— START Listed entries —

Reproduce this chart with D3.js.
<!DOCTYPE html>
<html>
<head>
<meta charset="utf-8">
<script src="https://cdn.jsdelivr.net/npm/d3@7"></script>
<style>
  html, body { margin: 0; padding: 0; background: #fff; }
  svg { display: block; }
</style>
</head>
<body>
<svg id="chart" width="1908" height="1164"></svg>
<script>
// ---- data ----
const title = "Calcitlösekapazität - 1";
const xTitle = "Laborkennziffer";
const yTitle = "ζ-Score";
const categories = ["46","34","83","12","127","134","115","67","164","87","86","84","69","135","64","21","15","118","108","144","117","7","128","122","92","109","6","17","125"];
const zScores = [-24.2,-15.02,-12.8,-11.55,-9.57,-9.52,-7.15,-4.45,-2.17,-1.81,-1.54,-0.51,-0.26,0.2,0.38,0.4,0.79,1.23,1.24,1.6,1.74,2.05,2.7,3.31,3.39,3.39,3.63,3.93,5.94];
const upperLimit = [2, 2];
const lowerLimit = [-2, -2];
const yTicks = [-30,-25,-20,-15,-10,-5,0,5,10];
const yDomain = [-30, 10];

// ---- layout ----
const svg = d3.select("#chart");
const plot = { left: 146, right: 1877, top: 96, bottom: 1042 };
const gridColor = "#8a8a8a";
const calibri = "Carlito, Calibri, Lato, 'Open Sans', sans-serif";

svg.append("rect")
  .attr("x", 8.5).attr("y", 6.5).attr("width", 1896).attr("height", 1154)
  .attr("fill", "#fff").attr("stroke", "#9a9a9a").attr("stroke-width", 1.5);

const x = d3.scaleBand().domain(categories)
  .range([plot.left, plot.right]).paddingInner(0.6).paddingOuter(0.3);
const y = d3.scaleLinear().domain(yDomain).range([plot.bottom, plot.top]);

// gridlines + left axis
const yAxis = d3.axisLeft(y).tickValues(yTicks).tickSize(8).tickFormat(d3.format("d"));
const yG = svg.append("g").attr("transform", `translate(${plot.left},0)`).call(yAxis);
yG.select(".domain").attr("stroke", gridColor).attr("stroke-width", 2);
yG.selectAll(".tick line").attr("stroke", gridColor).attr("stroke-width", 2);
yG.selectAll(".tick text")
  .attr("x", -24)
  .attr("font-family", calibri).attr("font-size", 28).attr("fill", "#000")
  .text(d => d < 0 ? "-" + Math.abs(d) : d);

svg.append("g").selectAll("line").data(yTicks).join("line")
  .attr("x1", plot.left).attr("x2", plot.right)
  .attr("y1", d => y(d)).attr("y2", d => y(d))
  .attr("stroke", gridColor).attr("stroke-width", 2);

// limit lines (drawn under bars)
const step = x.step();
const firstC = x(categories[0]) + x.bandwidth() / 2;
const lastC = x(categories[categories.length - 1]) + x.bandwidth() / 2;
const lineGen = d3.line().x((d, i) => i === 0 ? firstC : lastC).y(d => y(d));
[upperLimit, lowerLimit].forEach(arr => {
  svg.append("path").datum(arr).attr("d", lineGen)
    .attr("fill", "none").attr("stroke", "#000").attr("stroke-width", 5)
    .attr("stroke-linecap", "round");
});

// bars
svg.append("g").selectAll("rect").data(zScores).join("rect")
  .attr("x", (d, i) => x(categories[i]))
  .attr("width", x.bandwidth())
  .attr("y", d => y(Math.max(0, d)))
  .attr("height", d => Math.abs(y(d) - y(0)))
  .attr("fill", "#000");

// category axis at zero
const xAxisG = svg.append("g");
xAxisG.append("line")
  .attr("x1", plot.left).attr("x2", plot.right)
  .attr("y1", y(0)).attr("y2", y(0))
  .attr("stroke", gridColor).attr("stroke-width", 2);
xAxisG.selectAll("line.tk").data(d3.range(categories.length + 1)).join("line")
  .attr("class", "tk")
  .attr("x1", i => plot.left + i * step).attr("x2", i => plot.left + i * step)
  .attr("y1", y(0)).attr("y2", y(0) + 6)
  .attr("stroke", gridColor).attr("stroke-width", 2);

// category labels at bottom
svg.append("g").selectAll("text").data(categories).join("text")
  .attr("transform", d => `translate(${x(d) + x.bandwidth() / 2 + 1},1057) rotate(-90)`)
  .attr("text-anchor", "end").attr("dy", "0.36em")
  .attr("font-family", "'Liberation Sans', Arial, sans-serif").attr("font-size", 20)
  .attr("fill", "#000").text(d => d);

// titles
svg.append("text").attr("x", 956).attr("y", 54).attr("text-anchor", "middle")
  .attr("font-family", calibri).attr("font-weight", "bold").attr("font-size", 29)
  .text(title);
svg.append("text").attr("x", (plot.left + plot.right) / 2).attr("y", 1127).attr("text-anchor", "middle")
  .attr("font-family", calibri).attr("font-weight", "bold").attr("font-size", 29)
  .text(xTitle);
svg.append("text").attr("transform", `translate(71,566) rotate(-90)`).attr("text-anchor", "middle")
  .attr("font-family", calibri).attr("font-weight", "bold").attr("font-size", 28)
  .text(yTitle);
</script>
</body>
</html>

— END Listed entries —
— START Listed entries —

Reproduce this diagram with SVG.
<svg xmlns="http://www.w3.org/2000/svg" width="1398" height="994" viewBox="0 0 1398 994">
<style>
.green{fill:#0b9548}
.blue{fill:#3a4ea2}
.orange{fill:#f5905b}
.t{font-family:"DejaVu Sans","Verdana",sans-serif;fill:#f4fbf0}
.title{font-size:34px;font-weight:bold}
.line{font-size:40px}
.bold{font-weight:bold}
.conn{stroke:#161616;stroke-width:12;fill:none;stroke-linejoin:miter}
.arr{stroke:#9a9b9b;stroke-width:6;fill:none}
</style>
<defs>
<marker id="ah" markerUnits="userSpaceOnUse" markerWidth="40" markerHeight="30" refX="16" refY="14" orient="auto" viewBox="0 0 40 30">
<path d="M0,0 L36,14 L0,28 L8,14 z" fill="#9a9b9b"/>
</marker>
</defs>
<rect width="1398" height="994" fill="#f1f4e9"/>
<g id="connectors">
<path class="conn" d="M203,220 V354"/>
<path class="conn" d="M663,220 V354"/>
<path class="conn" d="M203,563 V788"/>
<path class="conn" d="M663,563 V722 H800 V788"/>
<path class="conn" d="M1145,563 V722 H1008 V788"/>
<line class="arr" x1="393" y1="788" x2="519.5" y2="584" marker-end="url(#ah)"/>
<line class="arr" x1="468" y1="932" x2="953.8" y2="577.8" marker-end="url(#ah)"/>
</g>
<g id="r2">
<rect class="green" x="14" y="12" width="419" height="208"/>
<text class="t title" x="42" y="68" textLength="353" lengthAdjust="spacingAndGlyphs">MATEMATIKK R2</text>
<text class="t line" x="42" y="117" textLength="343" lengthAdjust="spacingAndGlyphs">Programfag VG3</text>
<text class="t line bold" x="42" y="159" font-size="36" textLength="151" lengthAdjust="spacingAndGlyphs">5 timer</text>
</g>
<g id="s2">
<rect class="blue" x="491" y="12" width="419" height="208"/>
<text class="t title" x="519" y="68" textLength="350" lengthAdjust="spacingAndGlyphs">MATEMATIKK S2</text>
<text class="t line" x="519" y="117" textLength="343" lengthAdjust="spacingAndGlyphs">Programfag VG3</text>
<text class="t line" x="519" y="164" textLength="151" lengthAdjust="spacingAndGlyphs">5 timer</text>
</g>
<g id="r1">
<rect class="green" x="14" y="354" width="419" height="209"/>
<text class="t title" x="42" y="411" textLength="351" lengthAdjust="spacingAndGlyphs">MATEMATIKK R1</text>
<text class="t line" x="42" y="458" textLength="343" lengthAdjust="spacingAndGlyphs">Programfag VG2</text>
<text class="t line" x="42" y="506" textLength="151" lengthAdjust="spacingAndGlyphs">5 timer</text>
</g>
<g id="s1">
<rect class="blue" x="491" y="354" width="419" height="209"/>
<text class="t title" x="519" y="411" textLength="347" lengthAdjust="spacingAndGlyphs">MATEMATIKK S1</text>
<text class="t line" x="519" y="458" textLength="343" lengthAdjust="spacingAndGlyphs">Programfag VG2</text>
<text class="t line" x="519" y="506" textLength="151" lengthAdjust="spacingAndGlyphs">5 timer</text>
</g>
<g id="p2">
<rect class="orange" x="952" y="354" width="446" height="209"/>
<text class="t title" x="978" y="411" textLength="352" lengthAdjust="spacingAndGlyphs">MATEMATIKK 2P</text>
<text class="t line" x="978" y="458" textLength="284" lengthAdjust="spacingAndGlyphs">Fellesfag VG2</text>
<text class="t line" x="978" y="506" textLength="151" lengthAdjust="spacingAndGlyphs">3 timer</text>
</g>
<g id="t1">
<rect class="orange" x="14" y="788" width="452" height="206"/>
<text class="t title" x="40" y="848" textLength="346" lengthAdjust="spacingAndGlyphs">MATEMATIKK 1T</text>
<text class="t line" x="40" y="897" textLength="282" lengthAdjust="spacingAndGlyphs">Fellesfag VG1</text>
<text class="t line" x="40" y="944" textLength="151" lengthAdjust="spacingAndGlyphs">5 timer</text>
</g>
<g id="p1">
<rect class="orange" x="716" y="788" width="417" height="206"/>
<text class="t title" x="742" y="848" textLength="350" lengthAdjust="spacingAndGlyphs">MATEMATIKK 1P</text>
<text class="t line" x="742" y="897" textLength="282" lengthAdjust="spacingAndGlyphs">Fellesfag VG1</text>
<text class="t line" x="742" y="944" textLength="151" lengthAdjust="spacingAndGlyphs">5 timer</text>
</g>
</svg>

— END Listed entries —

## Exercise goal
Of the entries listed above, reproduce only the lines starting at the line containing "Reproduce this chart with D3.js." and ending at the line containing "const yDomain = [-30, 10];". Include both, exactly as they stand.

## Final result
Reproduce this chart with D3.js.
<!DOCTYPE html>
<html>
<head>
<meta charset="utf-8">
<script src="https://cdn.jsdelivr.net/npm/d3@7"></script>
<style>
  html, body { margin: 0; padding: 0; background: #fff; }
  svg { display: block; }
</style>
</head>
<body>
<svg id="chart" width="1908" height="1164"></svg>
<script>
// ---- data ----
const title = "Calcitlösekapazität - 1";
const xTitle = "Laborkennziffer";
const yTitle = "ζ-Score";
const categories = ["46","34","83","12","127","134","115","67","164","87","86","84","69","135","64","21","15","118","108","144","117","7","128","122","92","109","6","17","125"];
const zScores = [-24.2,-15.02,-12.8,-11.55,-9.57,-9.52,-7.15,-4.45,-2.17,-1.81,-1.54,-0.51,-0.26,0.2,0.38,0.4,0.79,1.23,1.24,1.6,1.74,2.05,2.7,3.31,3.39,3.39,3.63,3.93,5.94];
const upperLimit = [2, 2];
const lowerLimit = [-2, -2];
const yTicks = [-30,-25,-20,-15,-10,-5,0,5,10];
const yDomain = [-30, 10];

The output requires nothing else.